After the genie that cannot be put back in the bottle held my friend's rapt attention, they came to the conclusion that they had been derailed by their own ignorance. Things are not what they seem to be. And they haven’t been for a considerable period, I’m afraid. Instead of outpacing the vice, local football stakeholders have simply chosen to deny their existence. 

The underlying intention of previously ordering inquests into match-fixing claims, extraordinary though it now seems, is to bury incriminating evidence. In fact Fufa's top brass has the temerity to state that the vice is cynically willed into existence by elements interested in Moses Magogo’s job. Such elements, one Fufa official once warily—perhaps defensively—told me, have the right to say nothing at all.
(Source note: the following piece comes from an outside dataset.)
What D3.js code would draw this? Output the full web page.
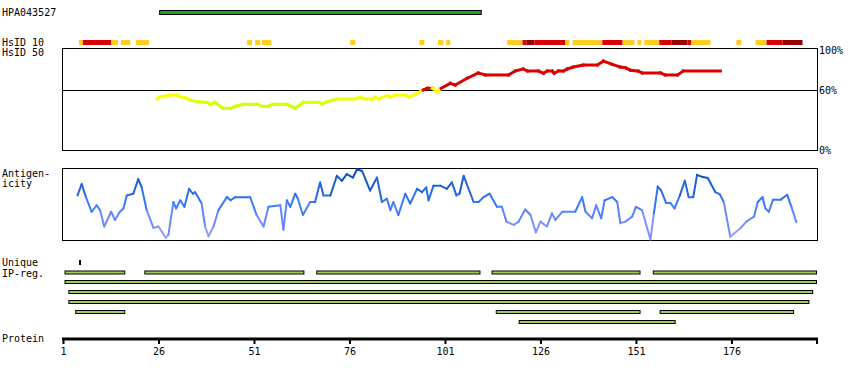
<!DOCTYPE html>
<html><head><meta charset="utf-8">
<script src="https://cdn.jsdelivr.net/npm/d3@7"></script>
<style>
body{margin:0;background:#fff;}
svg text{font-family:"DejaVu Sans Mono",monospace;font-size:10px;fill:#000;}
</style></head>
<body><svg id="c" width="850" height="380"></svg>
<script>
// ---------- DATA ----------
const antibodyName = "HPA043527";
const antibodyRange = [26.3, 110.5];
const protTicks = [1, 26, 51, 76, 101, 126, 151, 176];
const protLength = 198.4;
// HsID 10 identity cells: [start, end, level] level 1=yellow 2=red 3=darkred
const hsid10 = [
 [5.2,6.2,1],[6.2,13.6,2],[13.6,15.4,1],[16.2,18.6,1],[20.1,23.5,1],
 [49.2,50.5,1],[51.3,52.6,1],[53.1,55.5,1],[76.2,77.5,1],[94.3,95.6,1],
 [99.2,100.6,1],[101.3,102.4,1],[117.3,121.3,1],[121.3,122.3,2],[122.3,124.4,3],
 [124.4,132.5,2],[132.5,133.6,1],[134.4,142.2,1],[142.2,147.5,2],[147.5,150.6,1],
 [151.4,152.4,1],[153.2,157.1,1],[157.1,160.3,2],[160.3,164.5,3],[164.5,165.5,2],
 [165.5,170.5,1],[177.3,178.6,1],[182.3,185.2,1],[185.2,189.4,2],[189.4,194.6,3]
];
// HsID 50 similarity (%) by residue
const simRes = [25.6,26.4,29.0,30.9,31.7,33.0,34.3,36.1,38.7,39.5,40.8,42.9,44.8,46.1,48.2,51.8,53.1,54.7,55.8,59.7,61.8,63.9,67.8,68.9,70.2,72.8,77.5,78.8,80.1,82.0,82.7,83.5,85.9,86.7,88.0,90.6,91.7,93.2,95.3,96.4,97.7,99.0,100.0,102.4,103.7,106.8,109.7,111.6,117.6,119.4,121.5,122.6,125.4,126.8,127.8,129.1,129.6,130.7,132.0,133.0,134.6,137.2,140.9,142.5,144.8,146.9,148.2,149.6,151.6,152.7,157.4,158.7,161.9,163.4,173.1];
const simVal = [51.3,53.3,55.3,55.3,53.3,52.6,50.3,48.5,47.9,45.9,47.9,41.9,41.9,43.9,45.9,45.9,43.9,43.9,45.9,45.9,41.9,47.9,47.9,46.5,48.5,51.3,51.3,53.0,51.3,51.3,53.0,51.3,54.6,53.3,55.3,55.3,53.3,56.0,60.3,62.0,62.0,58.6,62.0,67.0,65.3,72.1,77.4,75.4,75.4,79.4,81.4,79.4,79.4,77.1,79.4,79.4,77.1,79.4,79.4,81.4,83.4,85.4,85.4,89.4,86.1,83.4,82.7,80.1,79.4,77.4,77.4,75.4,75.4,79.4,79.4];
const simTicks = [0, 60, 100];
// Antigenicity by residue (relative score 0-100)
const antRes = [4.8,5.9,7.0,8.5,9.8,10.7,11.8,13.6,14.6,15.9,16.8,17.7,19.4,20.7,21.6,22.9,24.7,26.0,27.9,28.6,29.9,30.6,31.7,32.8,34.0,35.0,35.6,37.3,38.2,39.1,40.4,41.7,43.9,44.9,46.1,47.4,50.0,51.7,53.5,54.8,57.9,58.7,59.6,60.5,61.8,62.5,63.8,65.7,67.0,68.3,69.2,71.0,72.7,74.0,75.3,76.9,78.0,79.3,81.4,83.2,84.5,85.8,86.7,87.5,88.8,90.6,91.9,93.7,95.0,96.1,96.7,98.0,99.8,101.5,102.8,104.0,104.8,105.9,108.5,109.8,111.1,112.7,114.6,115.9,117.1,119.0,120.3,122.0,123.4,124.8,126.0,127.7,129.0,129.9,131.7,135.1,136.9,137.8,139.5,140.6,141.9,142.8,144.8,146.1,146.9,148.2,150.0,151.0,152.6,154.8,155.7,156.7,157.6,158.9,160.0,161.1,162.5,163.8,164.8,166.0,167.0,168.3,169.8,171.8,173.0,174.0,175.7,178.4,179.9,181.9,182.9,184.1,184.9,185.8,186.9,188.9,190.6,191.7,193.0];
const antVal = [62.5,78.8,60.1,39.3,48.6,41.7,18.5,39.3,27.8,39.3,44.0,62.5,64.9,85.7,74.0,41.7,16.3,18.5,2.4,6.9,53.2,44.0,55.6,46.3,71.8,64.9,67.1,51.0,18.5,4.6,18.5,41.7,60.1,55.6,60.1,60.1,60.1,34.7,18.5,46.3,48.6,13.9,55.6,46.3,64.9,57.9,34.7,53.2,53.2,81.0,62.5,62.5,90.3,83.3,92.6,87.9,99.6,97.2,69.4,87.9,53.2,57.9,41.7,53.2,34.7,64.9,51.0,71.8,67.1,74.0,55.6,76.4,76.4,71.8,81.0,62.5,64.9,90.3,53.2,53.2,60.1,64.9,46.3,46.3,25.4,20.8,25.4,42.6,34.7,10.1,25.4,18.5,37.1,27.8,39.3,39.3,60.1,39.3,30.1,48.6,30.1,55.6,60.1,53.2,23.2,25.4,32.4,46.3,41.7,0,37.1,75.0,69.4,51.8,51.8,44.0,62.5,83.3,60.1,60.1,91.7,88.9,87.1,67.1,63.9,53.2,3.8,16.3,25.4,32.4,53.2,60.1,44.0,39.3,56.5,56.5,63.5,46.3,24.6];
// Unique / IP regions: rows of [start, end]
const uniqueRes = [5.2];
const ipRows = [
 [[1.4,17.3],[22.3,64.2],[67.3,110.3],[113.2,152.2],[155.4,198.4]],
 [[1.4,198.4]],
 [[2.4,197.4]],
 [[2.4,196.4]],
 [[4.2,17.3],[114.3,152.2],[157.2,192.4]],
 [[120.3,161.4]]
];

// ---------- DRAW ----------
const svg = d3.select("#c");
const x = d3.scaleLinear().domain([1, protLength]).range([63, 817]);

// left labels
const labels = [["HPA043527",16],["HsID 10",46],["HsID 50",56],["Antigen-",176.5],["icity",186.5],["Unique",266],["IP-reg.",277],["Protein",342]];
svg.selectAll("text.lbl").data(labels).join("text").attr("class","lbl")
  .attr("x",2).attr("y",d=>d[1]).text(d=>d[0]);

// antibody bar
svg.append("rect").attr("x",x(antibodyRange[0])).attr("y",10.5)
  .attr("width",x(antibodyRange[1])-x(antibodyRange[0])).attr("height",4)
  .attr("fill","#22a022").attr("stroke","#000").attr("stroke-width",1);

// HsID 10
const hsColor = {1:"#ffcc22",2:"#dd0000",3:"#990000"};
svg.selectAll("rect.h10").data(hsid10).join("rect").attr("class","h10")
  .attr("x",d=>x(d[0])).attr("y",40).attr("width",d=>x(d[1])-x(d[0])).attr("height",5)
  .attr("fill",d=>hsColor[d[2]]);

// HsID 50 box
const ys = d3.scaleLinear().domain([0,100]).range([150,50.5]);
svg.append("rect").attr("x",62.5).attr("y",48.5).attr("width",755).attr("height",102)
  .attr("fill","none").attr("stroke","#000").attr("stroke-width",1);
svg.append("line").attr("x1",62.5).attr("x2",817.5).attr("y1",Math.round(ys(60))+0.5).attr("y2",Math.round(ys(60))+0.5)
  .attr("stroke","#000").attr("stroke-width",1);
const simAxis = svg.append("g").attr("transform","translate(817,0)")
  .call(d3.axisRight(ys).tickValues(simTicks).tickSize(0).tickPadding(2).tickFormat(d=>d+"%"));
simAxis.select(".domain").remove();
simAxis.selectAll("text").attr("font-family",null).attr("font-size",null);
simAxis.attr("font-family",null).attr("font-size",null);

const lowCol = d3.scaleLinear().domain([42,48,54]).range(["#ccff00","#ddff00","#ffff00"]).clamp(true);
const simColor = v => v >= 60 ? "#dd0000" : lowCol(v);
const simSegs = d3.range(simRes.length-1).map(i=>({x1:simRes[i],y1:simVal[i],x2:simRes[i+1],y2:simVal[i+1]}));
svg.selectAll("line.sim").data(simSegs).join("line").attr("class","sim")
  .attr("x1",d=>x(d.x1)).attr("y1",d=>ys(d.y1)).attr("x2",d=>x(d.x2)).attr("y2",d=>ys(d.y2))
  .attr("stroke",d=>simColor(Math.min(d.y1,d.y2))).attr("stroke-width",3).attr("stroke-linecap","square");

// Antigenicity
const ya = d3.scaleLinear().domain([0,100]).range([239.5,169]);
svg.append("rect").attr("x",62.5).attr("y",168.5).attr("width",755).attr("height",72)
  .attr("fill","none").attr("stroke","#000").attr("stroke-width",1);
const antColor = d3.scaleLinear().domain([0,50,100]).range(["#b0a0ff","#3a7bff","#0048b0"]);
const antSegs = d3.range(antRes.length-1).map(i=>({x1:antRes[i],y1:antVal[i],x2:antRes[i+1],y2:antVal[i+1]}));
svg.selectAll("line.ant").data(antSegs).join("line").attr("class","ant")
  .attr("x1",d=>x(d.x1)).attr("y1",d=>ya(d.y1)).attr("x2",d=>x(d.x2)).attr("y2",d=>ya(d.y2))
  .attr("stroke",d=>antColor((d.y1+d.y2)/2)).attr("stroke-width",2).attr("stroke-linecap","round");

// Unique mark
svg.selectAll("rect.uq").data(uniqueRes).join("rect").attr("class","uq")
  .attr("x",d=>x(d)).attr("y",260).attr("width",2).attr("height",5).attr("fill","#000");

// IP rows
ipRows.forEach((row,ri)=>{
  svg.selectAll("rect.ip"+ri).data(row).join("rect").attr("class","ip"+ri)
    .attr("x",d=>x(d[0])+0.5).attr("y",271+ri*10 - (ri>0?0.5:0)).attr("width",d=>x(d[1])-x(d[0])-1).attr("height",3)
    .attr("fill","#a0cc5c").attr("stroke","#000").attr("stroke-width",1);
});

// Protein axis
const pAxis = svg.append("g").attr("transform","translate(0,339)")
  .call(d3.axisBottom(x).tickValues(protTicks).tickSize(5).tickPadding(4).tickSizeOuter(0).tickFormat(d3.format("d")));
pAxis.attr("font-family",null).attr("font-size",null);
pAxis.select(".domain").remove();
pAxis.selectAll(".tick line").attr("stroke","#000").attr("stroke-width",2);
svg.append("line").attr("x1",x(1)-1).attr("x2",x(protLength)+1).attr("y1",339).attr("y2",339)
  .attr("stroke","#000").attr("stroke-width",3);
svg.append("line").attr("x1",x(protLength)).attr("x2",x(protLength)).attr("y1",339).attr("y2",344)
  .attr("stroke","#000").attr("stroke-width",2);
</script></body></html>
Lest we forget, the genie is out of the bottle. Everything that once gave local football stability and safety—innocence, good intentions—is now lost. Seemingly forever. It is for this reason that people pulling the levers at Mengo are careful enough to stay clear of a pain point that explodes with the slightest brush.

Social media platforms, however, have other ideas. When the latest match-fixing scandal blipped on the radar, there were disturbing video clips to offer ironclad proof that these were unalloyed facts. Previously, everything used to rest on a cornerstone of conjecture. If you were not at a match officiated by the infamous 'Arrow Boys' referees, then you had no incontrovertible evidence. 

The current digital age where the smartphone has turned legions into citizen journalists has changed the dynamic. Strands of match-fixing can be glimpsed in grainy clips shot off cheap Chinese smartphones. These clips are nowadays populated on social networks like Twitter, Facebook, and WhatsApp with a force and speed that remains undiminished.

Clearly this very embodiment of citizen journalism seeks to cleanse language of any trace of privilege, hierarchy, bias, or exclusion that the mainstream—either wittingly or unwittingly—failed to muster. The evidence that past inquests—such as the one in 2003—moved unusually fast to bury is now in the public domain. What now remains is for fans that have local football's best interests at heart to have an honest, sustained conversation. 

The match-fixing vice is one whose durability will continue to show no cracks if all we do is keep wishing it away. News flash: it will not be wished away. Any time-honoured problem-solving approach starts with a forthright admission. The cosmetics intended to improve appearance by creating a facade can only do so much. 

The man in the mirror ought to teach us something. Not just anything, but something profound. The match-fixing whose existence our leaders choose to deny is leaving a devastating trail of destruction behind. The short-termism that encourages denial may keep sponsors coming in with fat dummy cheques, but at what cost? How long before things implode?

Beneath my friend's self-deprecating remark about their ignorance as to the scale of the match-fixing problem is the self-doubt in something once deemed innocuous. Viral video clips that affirmed what my friend digested from this newspaper's back pages will doubtless leave them scarred for life. The worrying thing for Fufa should be that my friend is by no means ploughing a lonely furrow.